DATA PROVIDED:
--- Begin ---

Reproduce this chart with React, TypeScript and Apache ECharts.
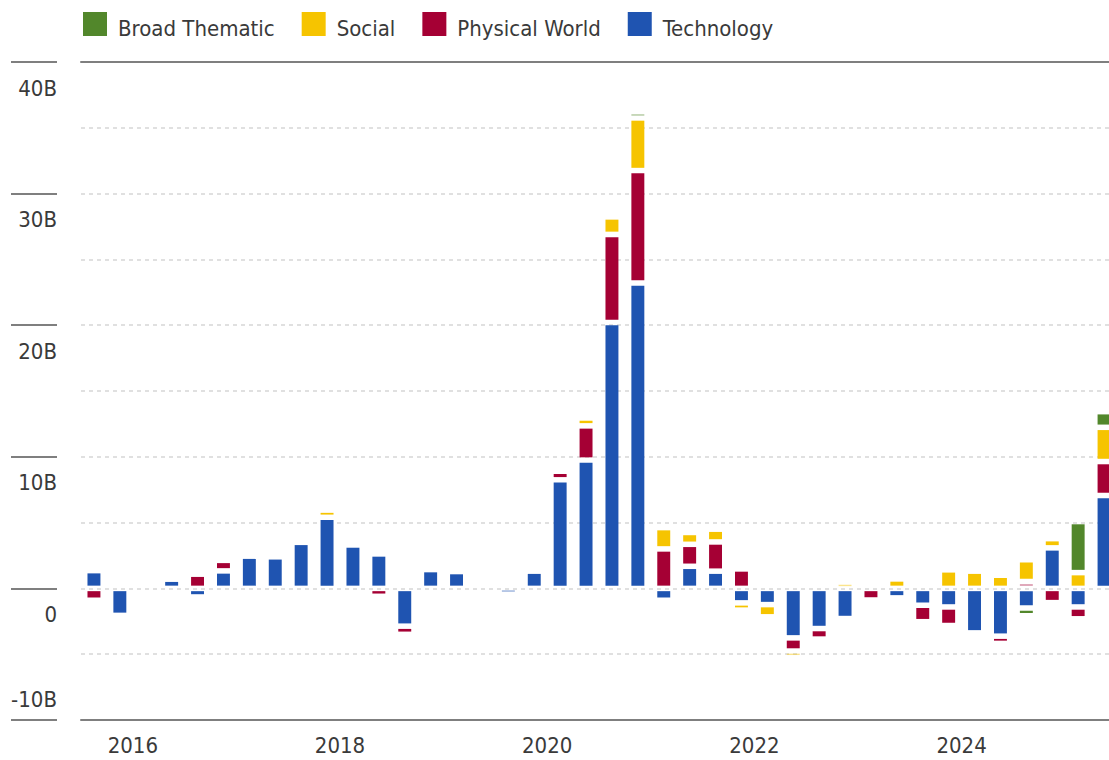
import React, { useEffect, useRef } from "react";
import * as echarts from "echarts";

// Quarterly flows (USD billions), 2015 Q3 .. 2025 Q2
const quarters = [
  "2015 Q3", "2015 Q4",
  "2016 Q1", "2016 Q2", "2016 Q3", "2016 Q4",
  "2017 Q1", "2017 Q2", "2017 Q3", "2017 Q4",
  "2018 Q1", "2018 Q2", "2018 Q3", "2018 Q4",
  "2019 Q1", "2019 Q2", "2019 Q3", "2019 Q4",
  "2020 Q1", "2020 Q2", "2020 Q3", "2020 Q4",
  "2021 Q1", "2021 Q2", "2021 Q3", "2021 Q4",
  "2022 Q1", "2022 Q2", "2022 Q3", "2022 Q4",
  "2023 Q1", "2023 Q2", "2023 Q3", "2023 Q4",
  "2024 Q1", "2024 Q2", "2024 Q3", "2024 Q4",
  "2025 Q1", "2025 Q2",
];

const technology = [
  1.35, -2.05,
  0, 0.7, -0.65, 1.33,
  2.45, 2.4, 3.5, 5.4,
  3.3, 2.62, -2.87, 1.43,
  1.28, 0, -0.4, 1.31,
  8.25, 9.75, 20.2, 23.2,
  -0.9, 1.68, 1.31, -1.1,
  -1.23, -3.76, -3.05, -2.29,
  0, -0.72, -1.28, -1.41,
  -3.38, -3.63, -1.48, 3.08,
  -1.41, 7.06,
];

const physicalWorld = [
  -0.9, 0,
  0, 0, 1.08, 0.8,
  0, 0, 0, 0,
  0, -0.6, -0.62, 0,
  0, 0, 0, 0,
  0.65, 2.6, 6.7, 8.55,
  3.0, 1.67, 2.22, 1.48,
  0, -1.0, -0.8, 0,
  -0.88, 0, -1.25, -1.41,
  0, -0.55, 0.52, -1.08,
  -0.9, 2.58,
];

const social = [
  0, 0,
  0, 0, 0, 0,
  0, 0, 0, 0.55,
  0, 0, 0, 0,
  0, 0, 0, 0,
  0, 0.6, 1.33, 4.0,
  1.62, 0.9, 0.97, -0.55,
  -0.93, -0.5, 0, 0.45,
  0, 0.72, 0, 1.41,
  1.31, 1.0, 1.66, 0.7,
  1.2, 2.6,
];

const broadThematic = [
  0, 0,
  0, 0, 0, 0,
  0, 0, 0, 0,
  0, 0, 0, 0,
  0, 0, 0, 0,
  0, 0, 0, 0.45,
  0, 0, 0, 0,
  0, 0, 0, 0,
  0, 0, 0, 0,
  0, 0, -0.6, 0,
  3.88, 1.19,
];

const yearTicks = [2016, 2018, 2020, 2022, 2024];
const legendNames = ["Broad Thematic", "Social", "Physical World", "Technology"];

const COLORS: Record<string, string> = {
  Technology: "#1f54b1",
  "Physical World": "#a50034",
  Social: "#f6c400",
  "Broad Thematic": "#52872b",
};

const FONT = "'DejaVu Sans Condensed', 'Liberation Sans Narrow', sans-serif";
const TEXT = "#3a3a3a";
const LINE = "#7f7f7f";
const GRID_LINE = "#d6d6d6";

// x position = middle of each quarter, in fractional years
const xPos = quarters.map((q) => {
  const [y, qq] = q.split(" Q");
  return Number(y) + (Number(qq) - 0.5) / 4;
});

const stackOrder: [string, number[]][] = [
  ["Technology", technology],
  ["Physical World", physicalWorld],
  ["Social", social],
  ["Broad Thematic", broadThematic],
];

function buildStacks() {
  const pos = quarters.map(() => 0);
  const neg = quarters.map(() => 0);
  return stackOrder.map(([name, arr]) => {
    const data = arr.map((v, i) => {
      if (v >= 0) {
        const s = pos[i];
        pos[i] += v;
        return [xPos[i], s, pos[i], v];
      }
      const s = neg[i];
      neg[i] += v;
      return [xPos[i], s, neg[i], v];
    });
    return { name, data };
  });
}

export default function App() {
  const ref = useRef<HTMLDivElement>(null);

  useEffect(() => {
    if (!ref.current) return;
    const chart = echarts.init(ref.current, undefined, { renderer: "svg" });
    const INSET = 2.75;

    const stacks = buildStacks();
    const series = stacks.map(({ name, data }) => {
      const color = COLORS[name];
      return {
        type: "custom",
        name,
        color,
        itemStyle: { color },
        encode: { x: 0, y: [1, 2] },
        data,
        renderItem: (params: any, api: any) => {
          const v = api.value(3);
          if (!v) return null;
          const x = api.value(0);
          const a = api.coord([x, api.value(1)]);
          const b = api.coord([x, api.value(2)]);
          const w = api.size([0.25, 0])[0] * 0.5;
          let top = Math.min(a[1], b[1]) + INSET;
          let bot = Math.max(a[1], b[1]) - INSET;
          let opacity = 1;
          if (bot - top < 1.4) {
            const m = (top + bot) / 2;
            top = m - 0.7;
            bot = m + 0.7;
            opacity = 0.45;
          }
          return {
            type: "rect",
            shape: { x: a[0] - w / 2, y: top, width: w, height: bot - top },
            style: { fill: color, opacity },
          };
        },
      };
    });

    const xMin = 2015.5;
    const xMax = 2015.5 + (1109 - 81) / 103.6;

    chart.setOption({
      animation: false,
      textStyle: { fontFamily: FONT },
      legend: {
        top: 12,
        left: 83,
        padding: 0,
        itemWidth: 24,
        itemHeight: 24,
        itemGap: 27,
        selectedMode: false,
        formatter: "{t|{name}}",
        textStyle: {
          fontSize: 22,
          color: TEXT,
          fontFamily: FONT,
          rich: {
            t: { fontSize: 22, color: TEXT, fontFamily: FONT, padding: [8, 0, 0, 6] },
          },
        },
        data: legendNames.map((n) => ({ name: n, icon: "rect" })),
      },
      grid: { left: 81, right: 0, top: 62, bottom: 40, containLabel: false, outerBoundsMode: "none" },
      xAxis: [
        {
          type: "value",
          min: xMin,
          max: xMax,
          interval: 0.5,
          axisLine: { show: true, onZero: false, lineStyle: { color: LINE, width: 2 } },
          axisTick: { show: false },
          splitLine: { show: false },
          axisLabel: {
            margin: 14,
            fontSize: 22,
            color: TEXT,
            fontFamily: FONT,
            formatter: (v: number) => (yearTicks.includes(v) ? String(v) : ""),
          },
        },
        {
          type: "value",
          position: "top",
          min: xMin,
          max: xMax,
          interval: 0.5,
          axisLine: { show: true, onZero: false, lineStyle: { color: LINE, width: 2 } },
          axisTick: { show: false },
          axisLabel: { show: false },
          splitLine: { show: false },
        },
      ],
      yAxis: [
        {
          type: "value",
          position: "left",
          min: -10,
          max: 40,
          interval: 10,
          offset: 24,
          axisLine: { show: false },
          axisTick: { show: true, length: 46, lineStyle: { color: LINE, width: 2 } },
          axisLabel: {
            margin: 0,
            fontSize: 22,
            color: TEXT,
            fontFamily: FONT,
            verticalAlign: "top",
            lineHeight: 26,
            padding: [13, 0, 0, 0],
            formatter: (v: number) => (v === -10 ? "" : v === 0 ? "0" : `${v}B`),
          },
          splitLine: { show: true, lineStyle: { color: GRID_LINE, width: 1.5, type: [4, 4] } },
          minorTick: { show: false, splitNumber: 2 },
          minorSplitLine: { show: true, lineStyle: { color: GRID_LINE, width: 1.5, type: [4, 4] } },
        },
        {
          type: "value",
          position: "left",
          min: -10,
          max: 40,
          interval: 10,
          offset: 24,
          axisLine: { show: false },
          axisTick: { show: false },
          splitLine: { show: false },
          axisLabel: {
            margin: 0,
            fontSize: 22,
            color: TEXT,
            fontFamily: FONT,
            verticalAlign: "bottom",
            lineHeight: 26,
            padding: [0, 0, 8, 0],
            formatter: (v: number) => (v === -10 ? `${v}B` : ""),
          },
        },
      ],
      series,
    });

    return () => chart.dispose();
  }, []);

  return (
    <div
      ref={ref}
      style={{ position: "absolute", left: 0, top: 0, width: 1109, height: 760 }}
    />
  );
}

--- End ---

Track down every line holding the string "React" and copy it.

Reproduce this chart with React, TypeScript and Apache ECharts.
import React, { useEffect, useRef } from "react";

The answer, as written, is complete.